Unlike Charlie’s wife who had a limo to take her to Wembley, and Alan Minter who had an ambulance to take him home after the heinous Marvin Hagler episode (Harry Carpenter commentates, "and people are throwing beer cans.... one's landed on me... and I'm smothered in beer....') it is most likely that you’ll get to and away from the sacred Wembley grass and canvas on a Tube train.
You'll alight at Wembley Park. And again, this is what Neil couldn’t get quite right. You won't get a clickety clack. The beautiful Wembley noise you'll have as the train rumble doors open will come from a station announcer. In a slightly distorted tannoy voice he'll say… authoritatively....

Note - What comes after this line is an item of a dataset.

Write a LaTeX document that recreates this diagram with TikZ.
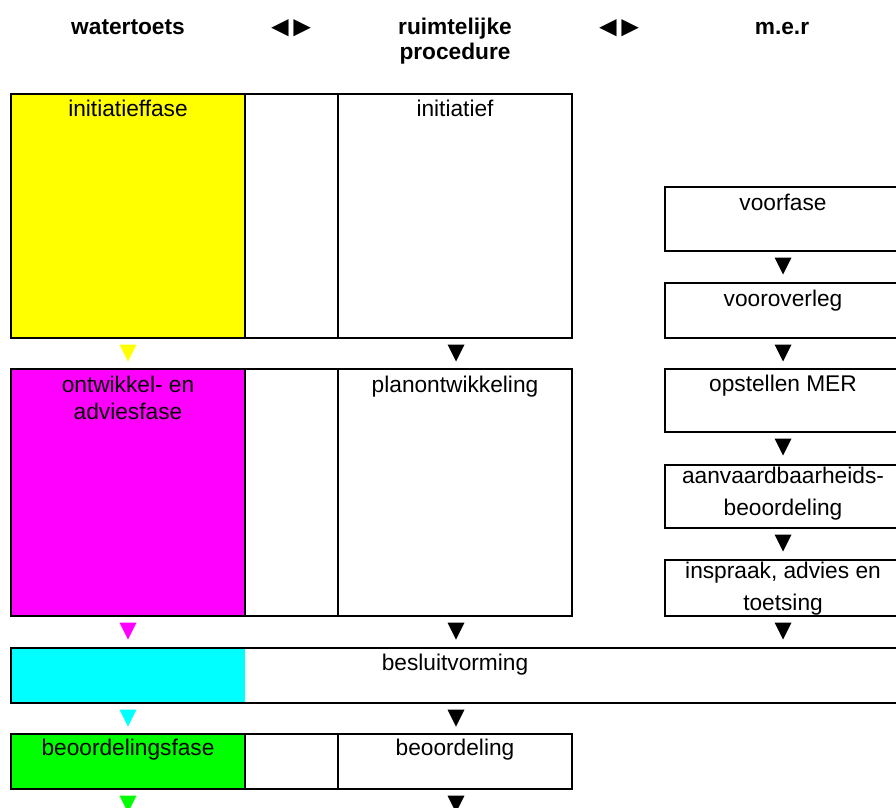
\documentclass[tikz,border=0pt]{standalone}
\usepackage{fontspec}
\setmainfont{Liberation Sans}
\definecolor{cYellow}{RGB}{255,255,0}
\definecolor{cMagenta}{RGB}{255,0,255}
\definecolor{cCyan}{RGB}{0,255,255}
\definecolor{cGreen}{RGB}{0,255,0}
\begin{document}
\begin{tikzpicture}[x=1pt,y=-1pt,
  box/.style={draw=black, line width=1.8pt, anchor=north west, inner sep=0pt, outer sep=0pt},
  fillbox/.style={anchor=north west, inner sep=0pt, outer sep=0pt},
  lbl/.style={anchor=base, inner sep=0pt, font=\fontsize{22.7}{26.7}\selectfont, align=center},
  lbltwo/.style={anchor=base, inner sep=0pt, font=\fontsize{22.7}{32}\selectfont, align=center},
  hdr/.style={anchor=base, inner sep=0pt, font=\fontsize{22.7}{25}\selectfont\bfseries, align=center},
  dir/.style={anchor=base, inner sep=0pt, font=\fontsize{29}{29}\selectfont\bfseries},
  pics/tri/.style={code={\fill[#1] (-8.5,0) -- (8.5,0) -- (0,17) -- cycle;}}
]
\useasboundingbox (0,0) rectangle (896,807);
\clip (0,0) rectangle (896,807);

% header
\node[hdr] (h1) at (128,34) {watertoets};
\node[dir] (h2) at (291,36) {◄\kern-6.5pt►};
\node[hdr] (h3) at (455,59) {ruimtelijke\\procedure};
\node[dir] (h4) at (619,36) {◄\kern-6.5pt►};
\node[hdr] (h5) at (782,34) {m.e.r};

% row 1
\node[box, fill=cYellow, minimum width=234, minimum height=244] (wt1) at (11,94) {};
\node[box, minimum width=93, minimum height=244] (wt1b) at (245,94) {};
\node[box, minimum width=234, minimum height=244] (rp1) at (338,94) {};
\node[lbl] (t-wt1) at (128,116) {initiatieffase};
\node[lbl] (t-rp1) at (455,116) {initiatief};

% m.e.r column
\node[box, minimum width=236, minimum height=64] (mer1) at (665,187) {};
\node[lbl] (t-mer1) at (783,210.5) {voorfase};
\node[box, minimum width=236, minimum height=55] (mer2) at (665,283) {};
\node[lbl] (t-mer2) at (783,306) {vooroverleg};
\node[box, minimum width=236, minimum height=63] (mer3) at (665,369) {};
\node[lbl] (t-mer3) at (783,391.5) {opstellen MER};
\node[box, minimum width=236, minimum height=63] (mer4) at (665,465) {};
\node[lbltwo] (t-mer4) at (783,515) {aanvaardbaarheids-\\beoordeling};
\node[box, minimum width=236, minimum height=56] (mer5) at (665,560) {};
\node[lbltwo] (t-mer5) at (783,610) {inspraak, advies en\\toetsing};

% row 2
\node[box, fill=cMagenta, minimum width=234, minimum height=247] (wt2) at (11,369) {};
\node[box, minimum width=93, minimum height=247] (wt2b) at (245,369) {};
\node[box, minimum width=234, minimum height=247] (rp2) at (338,369) {};
\node[lbl] (t-wt2) at (128,419.3) {ontwikkel- en\\adviesfase};
\node[lbl] (t-rp2) at (455,392) {planontwikkeling};

% row 3
\node[fillbox, fill=cCyan, minimum width=234, minimum height=55] (wt3) at (11,648) {};
\node[box, line width=1.5pt, minimum width=900, minimum height=55] (bs) at (11,648) {};
\node[lbl] (t-bs) at (455,670) {besluitvorming};

% row 4
\node[box, fill=cGreen, minimum width=234, minimum height=55] (wt4) at (11,734) {};
\node[box, minimum width=93, minimum height=55] (wt4b) at (245,734) {};
\node[box, minimum width=234, minimum height=55] (rp4) at (338,734) {};
\node[lbl] (t-wt4) at (128,755.7) {beoordelingsfase};
\node[lbl] (t-rp4) at (455,755.7) {beoordeling};

% arrows
\pic at (128,344.5) {tri=cYellow};
\pic at (456,344.5) {tri=black};
\pic at (783,344.5) {tri=black};
\pic at (783,257.5) {tri=black};
\pic at (783,438.5) {tri=black};
\pic at (783,534.5) {tri=black};
\pic at (128,622.5) {tri=cMagenta};
\pic at (456,622.5) {tri=black};
\pic at (783,622.5) {tri=black};
\pic at (128,709.5) {tri=cCyan};
\pic at (456,709.5) {tri=black};
\pic at (128,795.5) {tri=cGreen};
\pic at (456,795.5) {tri=black};
\end{tikzpicture}
\end{document}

"Mind The Gap. M i i i i i i nd ... the Gap.”
That one’s also in London’s top ten historic noise charts.
You can demolish the original towers and you can take away the flagpoles. You can even dismantle that ridiculous empire. But you'll never ever silence our sound-dom.
* The soundtrack on this video is "Abide Wth Me," Henry Lyte's famous hymn. It's been sung before every Wembley FA Cup Final since 1927.
"Abide with me, fast falls the eventide
The darkness deepens, Lord, with me abide
When other helpers fail and comforts flee
Help of the helpless, O abide with me
"Hold now your cross before my closing eyes
Shine through the gloom and point me to the skies
Heaven’s morning breaks and earth’s vain shadows flee
In life, in death, O Lord, abide with me."